Тайна русского народа была бы понятнее иностранцам, если бы они могли читать не только Достоевского, а и Щедрина. Но Достоевский переводим (как детектив и как философский трактат), а Щедрин непереводим, и не только из-за реалий и аллюзий, а потому что стилистическое богатство его ехидства абсолютно непередаваемо. Передать исхищренную тонкость щедринских слов мог бы разве Набоков, но для Набокова Щедрин не существовал. (А ведь было у них общее свойство: способность уничтожить одним словом.) Их сравнивал еще Бицилли в "Современных записках".

Как раз тайна русского народа в этом контексте меньше всего интересна (может быть потому, что для меня тут особенной тайны нет). Но сопоставление Набокова с Щедриным не может не заинтересовать - и я прочитал наконец статью Бицилли в "Современных Записках" 1936 года. Она называется "Возрождение аллегории". Тезис статьи:

Гениальный, но неудобочитаемый Салтыков теперь почти всеми забыт. Вот, должно быть, отчего, когда пишут о Сирине, вспоминают как его предка - Гоголя, Салтыкова же - никогда.

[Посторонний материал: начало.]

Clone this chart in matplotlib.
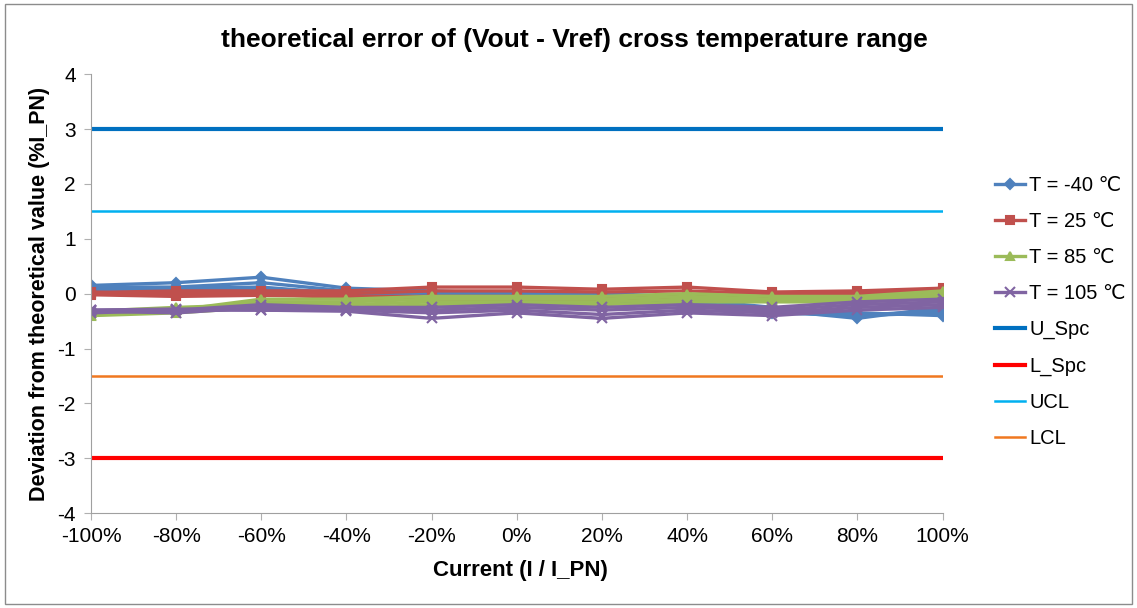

Бицилли начинает с описания одного своего ощущения при чтении Сирина (довоенный псевдоним Набокова): Сирин постоянно напоминал ему различные вещи Салтыкова-Щедрина. У Щедрина можно найти множество, так сказать, набоковских ходов, приемов, картин. Например, оживающие, наливающиеся кровью оловянные солдатики из "Истории одного города". Или градоначальник Прыщ с фаршированной головой (оттуда же). А вот пример, говорящий сам за себя, требующий поэтому прямого цитирования: в щедринских "Письмах провинциала о Петербурге" международный статистический конгресс оказывается сборищем злоумышленников - но суд над ним устраивают в ресторане Отель де Нор. Председатель суда:

Итак, господа, мы исполнили свой долг, вы - свой. Но мы не забываем, что вы такие же люди, как и мы. Скажу более: вы наши гости, и мы обязаны позаботиться, чтобы вам было не совсем скучно. Теперь, за куском сочного ростбифа и за стаканом доброго вина, мы можем вполне беззаботно предаться беседе о тех самых проектах, за которые вы находитесь под судом. Человек! ужинать! и вдоволь шампанского!

Что это как не "Приглашение на казнь"? - резонно спрашивает Бицилли.

Не ограничиваясь указанием на простые параллели, автор пытается найти причину подобных совпадений в самом типе художественного сознания обоих писателей. Отсюда его гипотеза возрождения аллегории: и Щедрин, и Набоков - писатели некоего переходного времени, когда старые ценности отжили, а новые еще не появились: что-то похожее на "осень Средневековья", пишет Бицилли, прямо ссылаясь на соответствующую книгу Хейзинги. Потому и расцвел жанр аллегории - если можно говорить о расцвете применительно к самому этому понятию: аллегория - нечто сухое, абстрактное, неживое. Вот эта нежить, призрачные, фантомные герои присутствуют у обоих, Щедрина и Набокова, - и сближает их, диктуя тождественные подчас художественные ходы и сюжеты.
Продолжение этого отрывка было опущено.